Century-Old Dictionary Error Shows That 'Professionally' Edited Reference Books Make Errors Too
from the don't-freak-out dept
A couple months ago I finally got around to reading The Professor and the Madman, a book I’d actually picked up a couple years ago just because it looked interesting. It’s about the creation of the very first Oxford English Dictionary (OED) and some of the characters (and I do mean characters) involved. Frankly, while the story is interesting, the book feels very padded. It’s the sort of story that would have been much better as a long magazine feature rather than an entire book.
However, one thing that struck me was how the OED was basically its own version of Wikipedia at the time. After all, how do you go about cataloging every single English word ever used? Especially when there are really no other English dictionaries to speak of (at least not any that aim to be complete)? Well, you build up a massive roster of volunteers to do all the work for you. That’s exactly what OED apparently did. They put out ads and flyers and built up a huge volunteer army to scour books, write down words, and highlight the definition and first usage of those words, which the OED team then assembled. The process took decades, but would have taken longer (if it would have been done at all) had it not been for the army of volunteers participating. Reading the chapters of the book about this part of the process made it sound very, very similar to Wikipedia in many ways. Of course, there was one major difference: at the end of the day, you still supposedly had the “professional” editors deciding what finally went into the book.

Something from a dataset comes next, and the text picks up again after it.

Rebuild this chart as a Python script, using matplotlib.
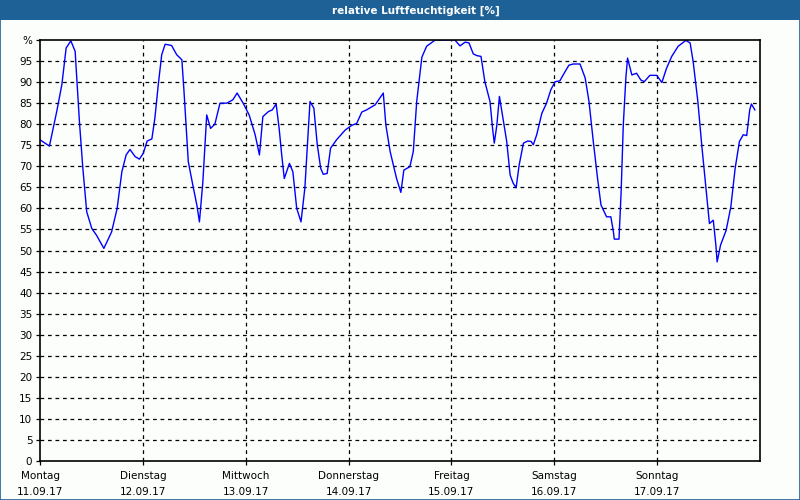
import matplotlib
matplotlib.use("Agg")
import matplotlib.pyplot as plt
from matplotlib.patches import Rectangle

# Stunden ab Montag 00:00 und relative Feuchte in %
hours = [
    0.0, 2.2, 3.9, 5.1, 6.1, 7.2, 8.2, 9.2, 10.0, 10.9, 12.1, 13.2, 14.9, 16.7,
    18.0, 19.1, 20.1, 21.0, 22.2, 23.2, 24.1, 25.0, 26.1, 26.8, 27.6, 28.4,
    29.2, 30.7, 31.9, 33.1, 33.6, 34.6, 35.8, 36.6, 37.2, 38.0, 38.9, 39.8,
    40.8, 42.0, 43.6, 45.0, 46.0, 47.4, 48.8, 50.2, 51.2, 52.0, 53.3, 54.2,
    55.1, 55.8, 56.4, 57.0, 58.2, 59.0, 59.9, 60.9, 61.8, 63.0, 63.9, 64.7,
    65.5, 66.1, 67.0, 67.8, 69.2, 71.2, 72.7, 73.9, 75.1, 76.2, 78.2, 80.1,
    80.7, 81.7, 83.2, 84.2, 84.9, 86.3, 87.1, 87.9, 89.1, 90.2, 92.2, 96.4,
    96.8, 98.0, 99.2, 100.1, 101.1, 101.9, 102.9, 103.8, 105.0, 105.6, 106.0,
    106.6, 107.2, 107.9, 108.9, 109.7, 110.4, 111.1, 111.8, 112.8, 113.8,
    114.6, 115.1, 115.9, 117.1, 118.2, 119.2, 120.2, 121.3, 122.3, 123.4,
    124.4, 126.0, 127.2, 128.1, 129.1, 130.1, 130.9, 132.2, 133.2, 133.8,
    134.0, 135.1, 135.6, 136.1, 136.7, 137.1, 138.1, 139.2, 140.2, 141.0,
    142.3, 143.9, 145.1, 146.2, 147.4, 148.9, 150.7, 151.7, 152.4, 153.5,
    154.4, 155.4, 156.2, 157.1, 157.7, 158.0, 158.8, 160.1, 161.2, 162.2,
    163.2, 164.1, 164.9, 165.6, 166.0, 166.8,
]
humidity = [
    76.3, 74.8, 83.0, 89.4, 98.1, 99.8, 97.3, 80.6, 69.5, 59.2, 55.2, 53.6, 50.5, 54.4,
    60.0, 68.7, 72.7, 74.0, 72.3, 71.7, 73.1, 76.0, 76.5, 81.4, 89.4, 96.5,
    99.0, 98.7, 96.5, 95.3, 87.8, 71.1, 64.8, 60.8, 56.8, 66.3, 82.2, 79.0,
    80.0, 85.0, 85.0, 85.8, 87.4, 85.0, 82.2, 77.5, 72.7, 81.8, 83.0, 83.4,
    84.8, 79.0, 72.7, 67.1, 70.7, 68.7, 60.0, 56.8, 64.8, 85.4, 83.8, 75.1,
    69.5, 68.1, 68.3, 74.3, 76.3, 78.6, 79.7, 80.2, 82.9, 83.4, 84.6, 87.4,
    79.8, 73.5, 67.1, 63.8, 69.1, 69.9, 73.5, 85.4, 95.9, 98.5, 100.0, 100.0,
    100.0, 98.6, 99.5, 99.3, 96.7, 96.3, 96.1, 90.1, 85.4, 79.0, 75.5,
    79.8, 86.6, 82.2, 75.9, 67.9, 66.0, 64.9, 70.3, 75.5, 76.0,
    75.9, 75.1, 77.5, 82.6, 85.0, 88.2, 90.1, 90.3, 92.1, 94.0,
    94.3, 94.3, 91.0, 85.4, 75.9, 67.1, 60.8, 58.0, 58.0, 54.4,
    52.7, 52.7, 64.0, 79.8, 91.0, 95.7, 91.7, 92.1, 90.5, 90.1,
    91.6, 91.6, 89.9, 93.3, 96.1, 98.5, 99.9, 99.3, 94.9, 85.4,
    75.1, 64.8, 56.4, 57.2, 51.3, 47.3, 51.3, 54.8, 60.4, 69.5,
    75.9, 77.5, 77.3, 83.4, 84.8, 83.4,
]

day_names = ["Montag", "Dienstag", "Mittwoch", "Donnerstag", "Freitag", "Samstag", "Sonntag"]
day_dates = ["11.09.17", "12.09.17", "13.09.17", "14.09.17", "15.09.17", "16.09.17", "17.09.17"]

BAR = "#1d6196"
BG = "#fcfefc"

fig = plt.figure(figsize=(8, 5), dpi=100)
fig.patch.set_facecolor(BG)

# Titelleiste + Rahmen
fig.add_artist(Rectangle((0, 0.96), 1, 0.04, transform=fig.transFigure,
                         facecolor=BAR, edgecolor="none"))
fig.add_artist(Rectangle((0.0006, 0.001), 0.9988, 0.998, transform=fig.transFigure,
                         facecolor="none", edgecolor=BAR, linewidth=1.2))
fig.text(0.52, 0.979, "relative Luftfeuchtigkeit [%]", color="white",
         fontsize=7.5, fontweight="bold", ha="center", va="center")

ax = fig.add_axes([0.05, 0.078, 0.9, 0.842])
ax.set_facecolor(BG)
ax.plot(hours, humidity, color="#0000ff", linewidth=1.0)

ax.set_xlim(0, 168)
ax.set_ylim(0, 100)

yt = list(range(0, 101, 5))
ax.set_yticks(yt)
ax.set_yticklabels([str(v) if v < 100 else "%" for v in yt])
ax.set_xticks([24 * i for i in range(7)])
ax.set_xticklabels([f"{n}\n{d}" for n, d in zip(day_names, day_dates)],
                   linespacing=1.75)

# gestrichelte Rasterlinien
for v in range(5, 100, 5):
    ax.axhline(v, color="black", linewidth=0.9, linestyle=(0, (3, 3)), zorder=0)
for i in range(1, 7):
    ax.axvline(24 * i, color="black", linewidth=0.9, linestyle=(0, (3, 3)), zorder=0)

ax.tick_params(axis="both", labelsize=7.5, length=3, width=0.9, color="black")
ax.tick_params(axis="y", pad=2.5)
ax.tick_params(axis="x", pad=4)
for s in ax.spines.values():
    s.set_linewidth(1.2)
    s.set_color("black")

fig.savefig("out.png", dpi=100, facecolor=BG)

I’d been considering writing up a post about that similarities, but wasn’t quite sure about how to fit it in, when johnjac alerted us to the story about how a physicist just discovered a 99-year old error in the OED, on the definition of the word “siphon.” Apparently, the definition states that it’s atmospheric pressure, rather than gravity that makes the siphon work, which is incorrect. Yet, because the OED is considered such an authority, many of the top dictionaries all make the same claim — and some “professional” encyclopedias do as well (though, not Britannica, if you were wondering). The OED promises to correct the error, though, of course, that won’t be until the next edition.
To some extent, this highlights the same point many people have made about Wikipedia for ages: both the “professionally edited” reference books and the open edited reference sources have errors. But how quickly can they be corrected? If Wikipedia had the same error, it could be corrected immediately. With OED, it appears that people needed to wait a while.